Islamic State terrorists may have confirmed the death of their Georgian military commander Omar al-Shishani (Omar the Chechen aka Tarkhan Batirashvili), but in the 30-year-old militant’s native Pankisi Gorge, locals appear to have adopted a wait-and-see attitude.

Georgia’s largest national broadcaster, Rustavi2, reported on July 14 that unnamed residents of Pankisi, a narrow valley about 161 kilometers/100 miles northeast of the capital, Tbilisi, did not confirm Batirashvili’s death, saying that his family knows nothing about it.

Over the past few years, multiple reports of Batirashvili’s death have surfaced periodically; the most recent, in March. His father, 72-year-old Temur Batirashvili, a Georgian Orthodox believer who says he has not heard from his son in years, has not responded to these latest reports of his death.

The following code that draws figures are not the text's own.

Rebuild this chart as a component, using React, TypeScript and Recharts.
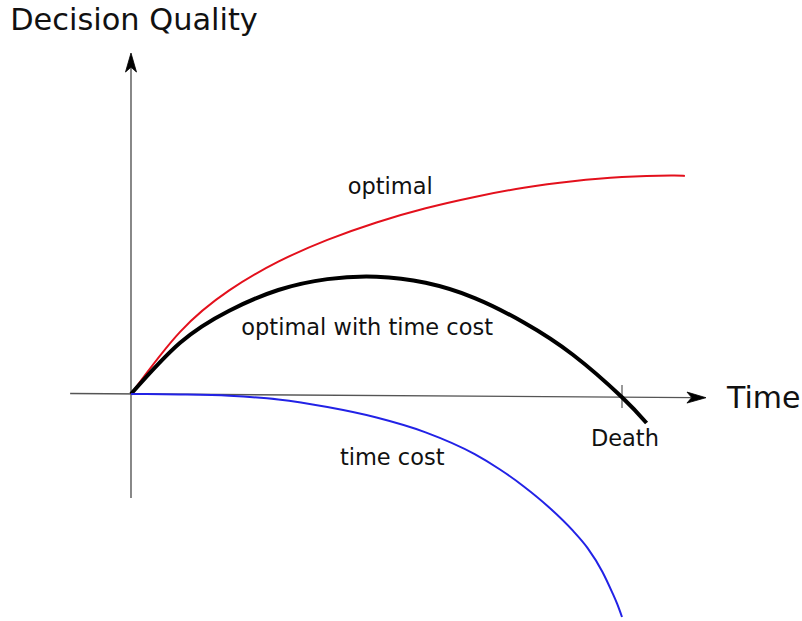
import React from 'react';
import { LineChart, Line, XAxis, YAxis, ReferenceLine, ReferenceDot } from 'recharts';

// time: 0 = start, 10 = death; quality: 0 = the time axis
const optimal = [
    { t: 0, q: 0 }, { t: 1, q: 2.85 }, { t: 2, q: 4.75 }, { t: 3, q: 6.07 }, { t: 4, q: 7.07 },
    { t: 5, q: 7.87 }, { t: 6, q: 8.52 }, { t: 7, q: 9.04 }, { t: 8, q: 9.46 }, { t: 9, q: 9.76 },
    { t: 10, q: 9.95 }, { t: 11, q: 10.02 }, { t: 11.28, q: 10.0 },
];

const withTimeCost = [
    { t: 0, q: 0 }, { t: 1, q: 2.35 }, { t: 2, q: 3.82 }, { t: 3, q: 4.77 }, { t: 4, q: 5.27 },
    { t: 5, q: 5.38 }, { t: 6, q: 5.1 }, { t: 7, q: 4.4 }, { t: 8, q: 3.28 }, { t: 9, q: 1.8 },
    { t: 10, q: -0.15 }, { t: 10.5, q: -1.33 },
];

const timeCost = [
    { t: 0, q: 0 }, { t: 1, q: -0.02 }, { t: 2, q: -0.08 }, { t: 3, q: -0.25 }, { t: 4, q: -0.6 },
    { t: 5, q: -1.08 }, { t: 6, q: -1.76 }, { t: 7, q: -2.76 }, { t: 7.5, q: -3.44 }, { t: 8, q: -4.24 },
    { t: 8.5, q: -5.17 }, { t: 9, q: -6.27 }, { t: 9.3, q: -7.07 }, { t: 9.6, q: -8.15 },
    { t: 9.8, q: -9.1 }, { t: 9.9, q: -9.62 }, { t: 10, q: -10.23 },
];

const curveLabels = [
    { text: 'optimal', t: 5.28, q: 9.54, size: 22.5, anchor: 'middle' },
    { text: 'optimal with time cost', t: 4.81, q: 3.07, size: 22.5, anchor: 'middle' },
    { text: 'time cost', t: 5.32, q: -2.89, size: 22.5, anchor: 'middle' },
    { text: 'Death', t: 10.06, q: -2.02, size: 22.5, anchor: 'middle' },
    { text: 'Decision Quality', t: -2.46, q: 17.16, size: 30.4, anchor: 'start' },
    { text: 'Time', t: 12.14, q: -0.14, size: 30, anchor: 'start' },
];

const FONT = '"DejaVu Sans", Verdana, sans-serif';

const arrowLine = (props: any) => {
    const { x1, y1, x2, y2 } = props;
    const dx = x2 - x1;
    const dy = y2 - y1;
    const len = Math.sqrt(dx * dx + dy * dy) || 1;
    const ux = dx / len;
    const uy = dy / len;
    const px = -uy;
    const py = ux;
    const L = 19;
    const W = 5.5;
    const bx = x2 - ux * L;
    const by = y2 - uy * L;
    const ix = x2 - ux * L * 0.75;
    const iy = y2 - uy * L * 0.75;
    const d = `M${x2},${y2} L${bx + px * W},${by + py * W} L${ix},${iy} L${bx - px * W},${by - py * W} Z`;
    return (
        <g>
            <line x1={x1} y1={y1} x2={ix} y2={iy} stroke="#555" strokeWidth={1.4} />
            <path d={d} fill="#000" stroke="#000" strokeWidth={0.8} strokeLinejoin="miter" />
        </g>
    );
};

const textLabel = (text: string, size: number, anchor: string) => (props: any) => {
    const vb = props.viewBox || {};
    const cx = (vb.x || 0) + (vb.width || 0) / 2;
    const cy = (vb.y || 0) + (vb.height || 0) / 2;
    return (
        <text x={cx} y={cy} textAnchor={anchor} dominantBaseline="central" fontSize={size} fontFamily={FONT} fill="#111">
            {text}
        </text>
    );
};

export default function App() {
    return (
        <div style={{ position: 'absolute', left: 0, top: 0, width: 802, height: 621, background: '#fff' }}>
            <LineChart width={802} height={621} margin={{ top: 0, right: 0, bottom: 0, left: 0 }}>
                <XAxis type="number" dataKey="t" domain={[-2.668, 13.666]} hide allowDataOverflow />
                <YAxis type="number" dataKey="q" domain={[-10.413, 18.073]} hide allowDataOverflow />
                <ReferenceLine
                    segment={[{ x: 0, y: -4.77 }, { x: 0, y: 15.64 }]}
                    shape={arrowLine}
                    ifOverflow="visible"
                />
                <ReferenceLine
                    segment={[{ x: -1.24, y: 0.02 }, { x: 11.71, y: -0.17 }]}
                    shape={arrowLine}
                    ifOverflow="visible"
                />
                <ReferenceLine
                    segment={[{ x: 10, y: 0.41 }, { x: 10, y: -0.64 }]}
                    stroke="#555"
                    strokeWidth={1.2}
                    ifOverflow="visible"
                />
                <Line data={optimal} dataKey="q" type="natural" stroke="#e3101c" strokeWidth={2} dot={false} activeDot={false} isAnimationActive={false} />
                <Line data={withTimeCost} dataKey="q" type="natural" stroke="#000" strokeWidth={4} dot={false} activeDot={false} isAnimationActive={false} />
                <Line data={timeCost} dataKey="q" type="monotone" stroke="#2222e6" strokeWidth={2} dot={false} activeDot={false} isAnimationActive={false} />
                {curveLabels.map((l) => (
                    <ReferenceDot
                        key={l.text}
                        x={l.t}
                        y={l.q}
                        r={0}
                        fill="none"
                        stroke="none"
                        ifOverflow="visible"
                        label={textLabel(l.text, l.size, l.anchor)}
                    />
                ))}
            </LineChart>
        </div>
    );
}
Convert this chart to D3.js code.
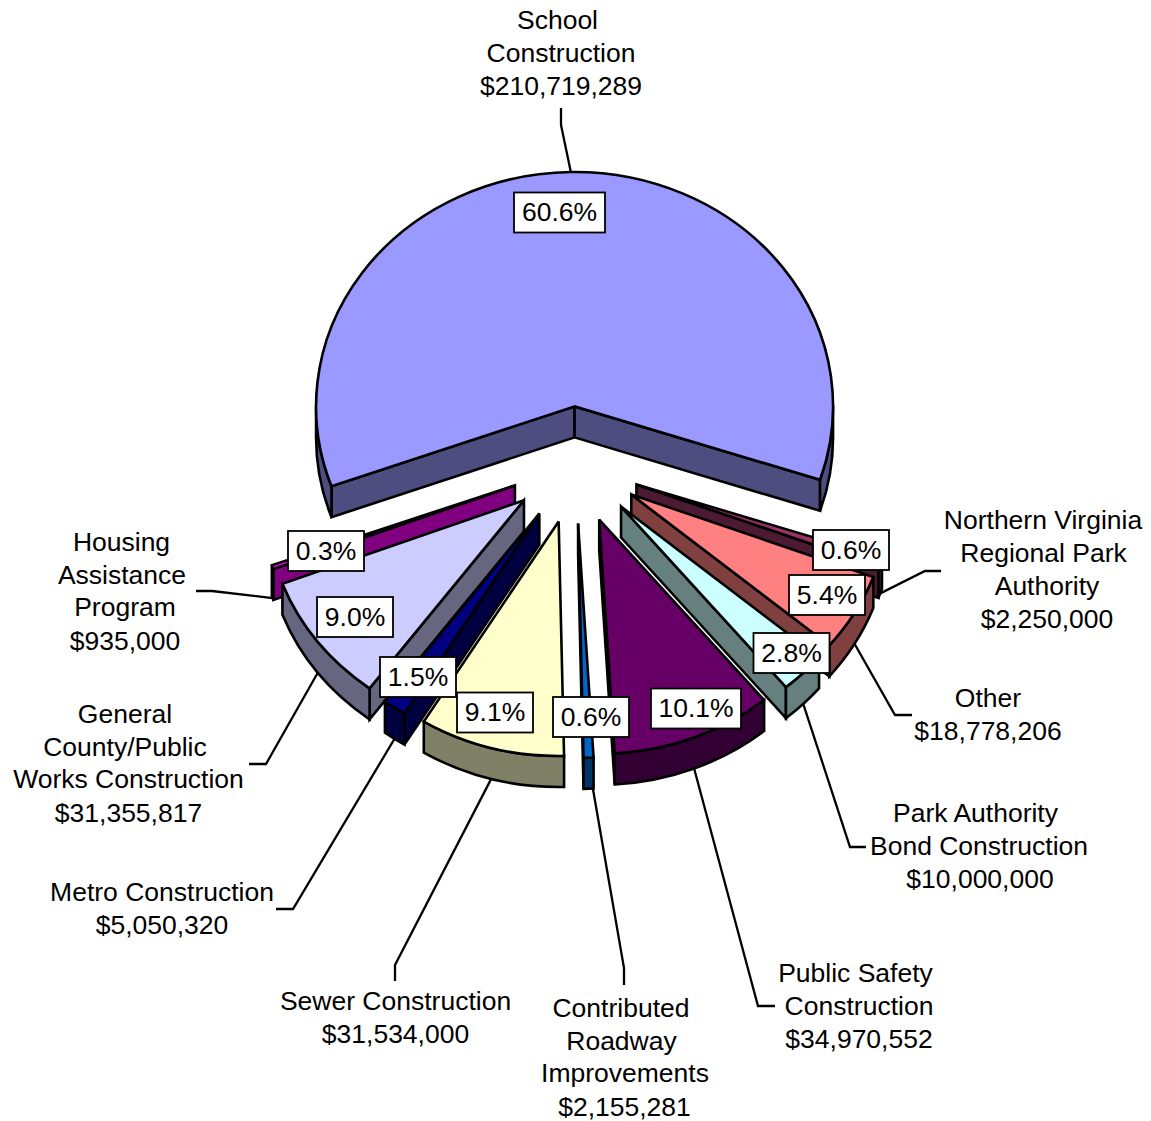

But in Georgia, as elsewhere in the South Caucasus, locals will still look to relatives first for confirmation.

Batirashvili’s older brother Tamaz is reportedly another ISIS military commander, supposedly handling security issues.  For residents of Pankisi, the daily Rezonansi reported in June, this brother is “the most reliable” source of information.

“He’s always by his brother’s side and, as they say, they’ll confirm the information about [Tarkhan Batirashvili] with Tamaz as well,” Pankisi elder Khasan Khangoshvili commented to the paper, denying the March report of the younger Batirashvili's death.

How exactly that confirmation would occur is not clear, though reportedly dozens of young men from Pankisi have headed to Syria to join the terrorist group. Some manage to stay in touch with friends and family.

Another form of proof for Batirashvili’s death, Khangoshvili noted — if funeral ceremonies (usually a massive undertaking in the Caucasus) are held for him in absentia.

So far, Tarkhan Batirashvili’s family has not held a mourning ceremony for the ISIS commander, the Kakheti Information Center, a news site that closely follows the Pankisi Gorge, reported on July 14.

Unidentified relatives told a Pankisi community radio station, however, that they had "authentic" information that Batirashvili was killed in Iraq, the site said.

No doubt weary of media references to the terrorist’s roots in pro-Western Georgia, the Georgian government has not commented on Batirashvili’s reported death.

Mainstream Georgian media has largely followed suit, instead focusing their coverage on topics related to this October’s parliamentary election.

But despite the silence, news about Pankisi’s ISIS connection continues to percolate.

In its July 4 edition, the weekly Kviris Palitra published excerpts from an alleged audio recording for an Islamic group in Pankisi from one of Batirashvili’s supposedly Pankisi-born bodyguards and relatives, Ruslan Tokhasashvili.

In it, Tokhasashvili chastised the Pankisi group for not joining the terrorists’ fight, warning that “you absolutely will regret it.”

“The time will come when we will come to Georgia, we will come to Chechnya. If not us, our brothers will come. . . “ the newspaper reported him as saying.

The alleged threat is not the first for their homeland from Georgian members of ISIS.

Georgia’s State Security Service brought in the reporter of the Kviris Palitra story, Nino Burchuladze, for questioning about this and another alleged ISIS audio threat related to Pankisi, but has not commented further.